Afghan women and girls are still imprisoned for running away from domestic violence or forced marriage
Hundreds of Afghan women are languishing in prison for so-called moral crimes, which include running away from home and having sex outside marriage, campaign group Human Rights Watch said Wednesday.
The report released in Kabul, "I Had to Run Away", called for them to be freed and said President Hamid Karzai's Western-backed government had failed to fulfil its obligations under international human rights laws.
"It is shocking that 10 years after the overthrow of the Taliban, women and girls are still imprisoned for running away from domestic violence or forced marriage," said Kenneth Roth, executive director of Human Rights Watch.
The group estimated there are a total of 400 women in prison and girls in juvenile detention facilities having been accused or convicted of offences including "running away", which is not a crime under the Afghan penal code.
"Some women and girls have been convicted of zina -- sex outside of marriage -- after being raped or forced into prostitution," it added.
"Judges often convict solely on the basis of 'confessions' given in the absence of lawyers and 'signed' without having been read to women who cannot read or write. After conviction, women routinely face long prison sentences, in some cases more than 10 years."
In a deeply conservative society many of the 58 inmates interviewed for the report expressed fears that they could be murdered by their families for reasons of "honour" after they were released.
HRW quoted one 17-year-old inmate named as Khalida P, imprisoned for running away with a boy her parents had forbidden her to marry, as saying: "My parents come every week on visiting day. Every time they tell me that very soon they will pay the prison staff to give me to them, and then they will kill me."
The report also cited a woman sentenced to three years in prison after fleeing a father-in-law who raped her and had her brother murdered as saying: "I am happy in here. Here I am not afraid because I know no-one is coming in the night to kill me."
Karzai has regularly issued pardons for women convicted of "moral crimes", but HRW researcher Heather Barr said: "It's nice that he does this but it doesn't make up for something that's an injustice in the first place.
"It doesn't give you back the months or years you have spent in prison, it doesn't change the fact that so many of these women and girls are at risk of honour killings because they have been convicted of these crimes."
The position of women in Afghanistan has improved dramatically since the fall of the Taliban, with the number of girls in education soaring.
But as the Americans and the Afghan government have pursued peace efforts with the Taliban, women are increasingly concerned that gains in their rights may be compromised in a bid to end the costly and deadly war.
This month Karzai endorsed an edict by the Ulema Council, the country's highest Islamic authority, saying that women were worth less than men.

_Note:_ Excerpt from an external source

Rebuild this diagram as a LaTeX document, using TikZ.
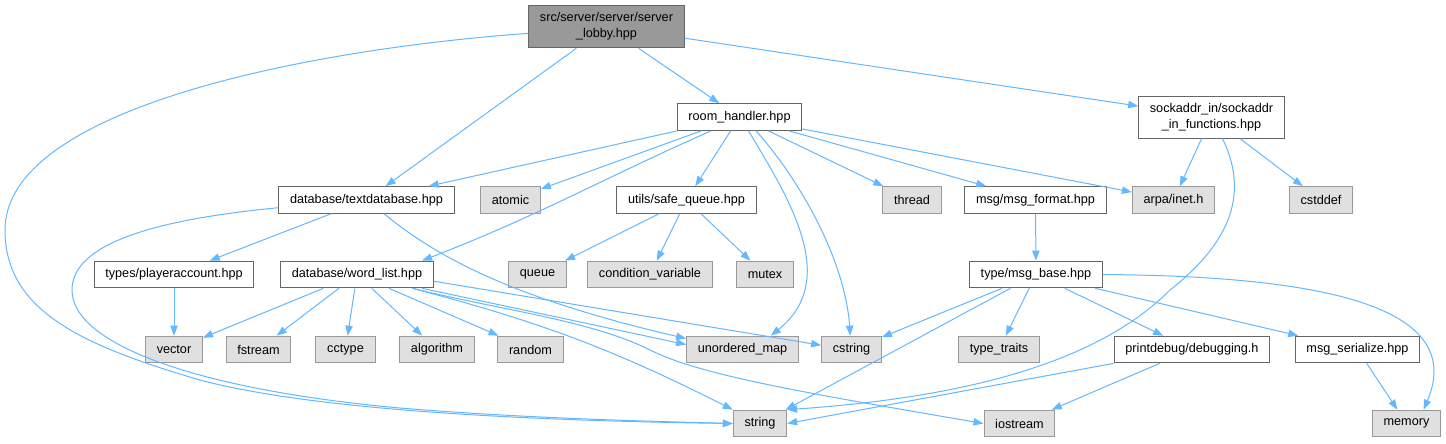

It said women should avoid "mingling with strange men in various social activities such as education, in bazaars, in offices and other aspects of life", effectively implying that women should not go to university or to work.
It also stated that "teasing, harassing and beating women" was prohibited "without a sharia-compliant reason" -- leaving open the suggestion that in some circumstances, domestic abuse was appropriate.
Barr said that with the West preparing to scale down its presence in Afghanistan, Karzai was looking to "put a more conservative foot forward" and send signals to both the Taliban and powerful traditionalist Afghans "as he tries to assess how he's going to survive the next couple of years".
Karzai's spokesman Aimal Faizi played down the HRW report. "Over the past decade conditions for women have significantly improved," he said. "The constitution and other laws of Afghanistan defend the rights of women."
But he added: "We can't deny there still are problems faced by women, Afghanistan is a war-torn country."